Eine Kunst also, die über alle regionalen Grenzen hinweg ausstrahlt? Manchmal geschieht so etwas ganz plötzlich – so wie in Kairo, im Zuge der Revolution. Die Künstlerin Bahia Shehab erzählt in Berlin von ihren regimekritischen Graffiti unter dem Titel "1000 mal NEIN", die auf der Straße oft schnell verschwunden sind: "Was davon überlebt hat, sind Fotos, die ins Netz gestellt wurden und von der ganzen Welt geteilt wurden. Das Endprodukt war wirklich ein globales Produkt, es war überall verfügbar und nicht mehr auf Kairo begrenzt. Diese Bilder gingen wirklich um die Welt."

Ausschnitt aus dem Graffiti-Kunstwerk '1000 times NO' der ägyptischen Künstlerin Bahia Shehab in Kairo (Foto: Bahia Shehab)
1000 mal Nein - die Graffiti von Bahia Shehab in Kairo gingen um die WeltBild: Bahia Shehab

Kunst statt Technik

Ein Sonderfall sicher – die Freiheits-Botschaft aus Ägypten dürfte an jedem Ort der Welt zu verstehen sein. Doch längst nicht immer teilt sich Kunst so eindeutig und griffig mit wie beim ägyptischen "Nein". Gibt es nicht Grenzen des Verstehens – immer da, wo Kunst sich auf Traditionen und Zeichensysteme bezieht, die eben nicht so leicht universell dechiffrierbar sind? Stehen nicht die "Anderen" vor einem Rätsel, wenn sie japanischer Musik oder indischem Tanz begegnen?
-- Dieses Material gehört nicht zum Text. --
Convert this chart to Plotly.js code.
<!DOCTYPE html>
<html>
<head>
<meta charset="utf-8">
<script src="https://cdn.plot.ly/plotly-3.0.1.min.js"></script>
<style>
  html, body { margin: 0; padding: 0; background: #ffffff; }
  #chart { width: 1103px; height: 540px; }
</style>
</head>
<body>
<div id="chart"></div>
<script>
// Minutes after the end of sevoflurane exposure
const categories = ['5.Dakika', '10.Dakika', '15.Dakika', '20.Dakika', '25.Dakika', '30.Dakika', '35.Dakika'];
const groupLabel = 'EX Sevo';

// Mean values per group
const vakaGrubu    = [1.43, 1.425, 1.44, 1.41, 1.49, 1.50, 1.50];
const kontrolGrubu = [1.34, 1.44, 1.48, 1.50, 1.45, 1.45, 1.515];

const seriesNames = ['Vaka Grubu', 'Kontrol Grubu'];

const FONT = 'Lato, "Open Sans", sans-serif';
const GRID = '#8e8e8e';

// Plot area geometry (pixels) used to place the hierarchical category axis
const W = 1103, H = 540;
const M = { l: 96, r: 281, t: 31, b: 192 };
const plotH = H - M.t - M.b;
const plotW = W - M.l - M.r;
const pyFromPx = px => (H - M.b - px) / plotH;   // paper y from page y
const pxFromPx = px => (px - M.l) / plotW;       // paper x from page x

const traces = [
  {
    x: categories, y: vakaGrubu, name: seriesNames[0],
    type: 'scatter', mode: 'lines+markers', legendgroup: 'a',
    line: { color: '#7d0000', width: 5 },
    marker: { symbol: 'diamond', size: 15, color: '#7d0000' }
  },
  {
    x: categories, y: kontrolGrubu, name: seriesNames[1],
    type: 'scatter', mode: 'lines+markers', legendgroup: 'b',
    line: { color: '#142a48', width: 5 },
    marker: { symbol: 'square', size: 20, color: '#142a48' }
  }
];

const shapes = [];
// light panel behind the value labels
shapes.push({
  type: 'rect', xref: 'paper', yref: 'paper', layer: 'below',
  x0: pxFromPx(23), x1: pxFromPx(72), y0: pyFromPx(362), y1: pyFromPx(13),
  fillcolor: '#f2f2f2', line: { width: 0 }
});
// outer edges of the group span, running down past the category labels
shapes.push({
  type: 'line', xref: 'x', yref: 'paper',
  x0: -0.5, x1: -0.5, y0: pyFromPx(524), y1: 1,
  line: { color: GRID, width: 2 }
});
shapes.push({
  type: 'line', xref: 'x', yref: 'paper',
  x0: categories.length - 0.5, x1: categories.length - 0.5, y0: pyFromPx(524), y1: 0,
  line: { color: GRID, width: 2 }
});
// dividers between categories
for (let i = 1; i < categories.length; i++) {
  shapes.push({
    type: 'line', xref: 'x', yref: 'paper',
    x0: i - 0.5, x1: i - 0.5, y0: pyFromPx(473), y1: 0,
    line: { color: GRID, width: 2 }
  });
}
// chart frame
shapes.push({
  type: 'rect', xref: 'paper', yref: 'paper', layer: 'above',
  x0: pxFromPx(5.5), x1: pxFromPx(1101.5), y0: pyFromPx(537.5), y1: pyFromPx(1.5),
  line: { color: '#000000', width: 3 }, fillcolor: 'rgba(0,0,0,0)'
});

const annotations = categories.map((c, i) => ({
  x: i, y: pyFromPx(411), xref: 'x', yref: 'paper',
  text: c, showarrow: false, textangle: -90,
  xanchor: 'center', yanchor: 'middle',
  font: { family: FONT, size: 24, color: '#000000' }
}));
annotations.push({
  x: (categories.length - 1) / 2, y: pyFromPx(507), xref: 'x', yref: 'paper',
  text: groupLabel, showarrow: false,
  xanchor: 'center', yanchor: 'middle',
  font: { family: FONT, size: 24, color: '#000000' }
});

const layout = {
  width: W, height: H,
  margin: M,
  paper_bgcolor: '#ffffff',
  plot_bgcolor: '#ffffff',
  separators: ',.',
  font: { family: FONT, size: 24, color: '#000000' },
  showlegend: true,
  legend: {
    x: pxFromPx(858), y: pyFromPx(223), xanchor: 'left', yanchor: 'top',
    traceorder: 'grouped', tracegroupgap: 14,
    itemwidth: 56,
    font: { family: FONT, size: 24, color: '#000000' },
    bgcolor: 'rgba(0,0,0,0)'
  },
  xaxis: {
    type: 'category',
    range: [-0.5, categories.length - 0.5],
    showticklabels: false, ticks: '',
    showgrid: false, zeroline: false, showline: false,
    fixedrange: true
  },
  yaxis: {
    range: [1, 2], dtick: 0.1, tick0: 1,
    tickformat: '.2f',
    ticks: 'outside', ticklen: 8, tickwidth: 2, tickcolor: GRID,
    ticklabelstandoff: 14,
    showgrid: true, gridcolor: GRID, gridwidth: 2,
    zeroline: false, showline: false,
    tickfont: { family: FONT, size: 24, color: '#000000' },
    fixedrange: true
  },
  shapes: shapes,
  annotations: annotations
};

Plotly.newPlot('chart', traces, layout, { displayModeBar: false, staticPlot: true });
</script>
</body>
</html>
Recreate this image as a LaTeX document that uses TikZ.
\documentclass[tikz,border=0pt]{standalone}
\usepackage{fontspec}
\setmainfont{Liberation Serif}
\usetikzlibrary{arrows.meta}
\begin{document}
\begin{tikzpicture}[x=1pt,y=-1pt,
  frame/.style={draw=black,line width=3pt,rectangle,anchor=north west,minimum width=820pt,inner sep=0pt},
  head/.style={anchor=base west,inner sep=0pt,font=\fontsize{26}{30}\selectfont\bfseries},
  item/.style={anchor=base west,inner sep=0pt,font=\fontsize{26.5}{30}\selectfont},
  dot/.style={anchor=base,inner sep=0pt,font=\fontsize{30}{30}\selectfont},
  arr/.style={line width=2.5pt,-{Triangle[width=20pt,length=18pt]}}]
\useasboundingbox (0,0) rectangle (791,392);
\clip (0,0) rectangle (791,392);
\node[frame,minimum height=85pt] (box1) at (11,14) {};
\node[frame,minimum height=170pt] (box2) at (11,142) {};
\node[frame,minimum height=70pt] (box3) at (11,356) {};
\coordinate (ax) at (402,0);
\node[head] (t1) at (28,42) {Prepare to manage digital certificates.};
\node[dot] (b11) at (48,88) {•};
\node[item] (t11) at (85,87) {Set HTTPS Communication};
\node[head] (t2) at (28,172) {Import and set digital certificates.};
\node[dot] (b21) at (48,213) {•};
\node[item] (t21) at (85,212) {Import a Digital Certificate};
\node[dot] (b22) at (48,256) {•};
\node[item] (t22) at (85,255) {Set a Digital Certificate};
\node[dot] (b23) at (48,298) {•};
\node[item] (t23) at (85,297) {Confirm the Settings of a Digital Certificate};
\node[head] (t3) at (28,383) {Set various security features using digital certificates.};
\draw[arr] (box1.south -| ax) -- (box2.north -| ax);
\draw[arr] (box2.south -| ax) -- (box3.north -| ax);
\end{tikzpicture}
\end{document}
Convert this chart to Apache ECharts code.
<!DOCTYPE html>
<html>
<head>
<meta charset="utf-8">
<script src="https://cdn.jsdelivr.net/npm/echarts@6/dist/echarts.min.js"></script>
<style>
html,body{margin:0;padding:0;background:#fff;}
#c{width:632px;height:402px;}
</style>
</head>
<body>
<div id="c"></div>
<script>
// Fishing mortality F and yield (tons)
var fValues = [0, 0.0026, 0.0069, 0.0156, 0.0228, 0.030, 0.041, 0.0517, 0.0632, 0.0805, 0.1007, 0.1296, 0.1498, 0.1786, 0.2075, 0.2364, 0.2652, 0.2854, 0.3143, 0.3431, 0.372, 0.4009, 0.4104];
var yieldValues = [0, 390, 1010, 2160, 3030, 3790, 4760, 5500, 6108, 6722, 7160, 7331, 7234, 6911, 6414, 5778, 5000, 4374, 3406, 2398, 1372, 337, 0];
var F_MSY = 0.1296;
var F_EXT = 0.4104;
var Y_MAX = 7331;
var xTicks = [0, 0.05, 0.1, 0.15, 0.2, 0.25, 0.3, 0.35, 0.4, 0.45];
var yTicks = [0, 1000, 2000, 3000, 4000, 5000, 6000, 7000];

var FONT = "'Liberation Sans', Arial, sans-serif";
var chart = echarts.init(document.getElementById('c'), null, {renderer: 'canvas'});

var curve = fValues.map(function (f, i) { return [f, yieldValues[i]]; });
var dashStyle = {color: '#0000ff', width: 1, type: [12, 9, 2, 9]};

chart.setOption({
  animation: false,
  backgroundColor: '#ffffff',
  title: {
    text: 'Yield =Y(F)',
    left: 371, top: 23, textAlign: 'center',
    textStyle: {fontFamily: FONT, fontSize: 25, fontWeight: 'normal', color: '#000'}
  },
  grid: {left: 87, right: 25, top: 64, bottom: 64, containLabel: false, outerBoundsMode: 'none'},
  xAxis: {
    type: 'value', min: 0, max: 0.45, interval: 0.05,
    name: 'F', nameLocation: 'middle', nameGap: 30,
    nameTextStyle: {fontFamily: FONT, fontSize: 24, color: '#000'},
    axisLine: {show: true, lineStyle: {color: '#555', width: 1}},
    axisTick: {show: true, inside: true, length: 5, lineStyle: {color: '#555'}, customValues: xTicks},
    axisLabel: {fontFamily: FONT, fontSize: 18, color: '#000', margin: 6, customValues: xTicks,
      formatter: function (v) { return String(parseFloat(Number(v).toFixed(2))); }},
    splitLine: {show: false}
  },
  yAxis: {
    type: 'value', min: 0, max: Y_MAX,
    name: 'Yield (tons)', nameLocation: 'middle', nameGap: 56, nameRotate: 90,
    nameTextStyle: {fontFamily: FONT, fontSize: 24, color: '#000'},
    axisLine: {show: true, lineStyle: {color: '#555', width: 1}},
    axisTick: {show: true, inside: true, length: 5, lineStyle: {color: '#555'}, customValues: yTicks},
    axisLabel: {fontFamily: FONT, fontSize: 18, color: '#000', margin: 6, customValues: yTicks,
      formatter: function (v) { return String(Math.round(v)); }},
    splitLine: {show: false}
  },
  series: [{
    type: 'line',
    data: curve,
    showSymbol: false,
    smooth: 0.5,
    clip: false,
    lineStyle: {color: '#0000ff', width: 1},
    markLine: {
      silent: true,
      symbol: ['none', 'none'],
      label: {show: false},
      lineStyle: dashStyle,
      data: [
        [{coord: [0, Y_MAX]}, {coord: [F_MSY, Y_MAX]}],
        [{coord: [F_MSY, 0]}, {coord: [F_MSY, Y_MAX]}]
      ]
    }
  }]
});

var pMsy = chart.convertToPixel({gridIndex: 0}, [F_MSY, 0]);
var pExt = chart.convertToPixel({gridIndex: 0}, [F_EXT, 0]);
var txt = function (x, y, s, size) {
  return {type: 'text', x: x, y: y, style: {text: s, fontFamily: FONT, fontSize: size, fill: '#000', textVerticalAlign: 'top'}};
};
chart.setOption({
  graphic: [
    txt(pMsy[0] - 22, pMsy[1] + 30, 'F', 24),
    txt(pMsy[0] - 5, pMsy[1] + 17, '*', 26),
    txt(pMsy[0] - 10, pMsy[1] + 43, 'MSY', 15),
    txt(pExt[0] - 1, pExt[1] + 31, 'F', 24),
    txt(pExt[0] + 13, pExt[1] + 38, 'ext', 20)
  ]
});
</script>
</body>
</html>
"Das ist sehr europäisch“, sagt Koffi Kôkô dazu und lächelt weise. "Tanz hat eine Kraft, die Sie nicht erklären können. Man darf nicht versuchen, das zu verstehen!" Er jedenfalls ist überzeugt, dass das Ende der regionalen Kunst gekommen ist: "Eines Tages wird man nicht mehr von 'zeitgenössischer amerikanischer Kunst' von 'zeitgenössischer afrikanischer, europäischer oder asiatischer Kunst' sprechen. Man wird nur noch von 'zeitgenössischer Kunst' sprechen. Denn Kunst hat viel weniger mit einer Technik zu tun als mit einem Sinn."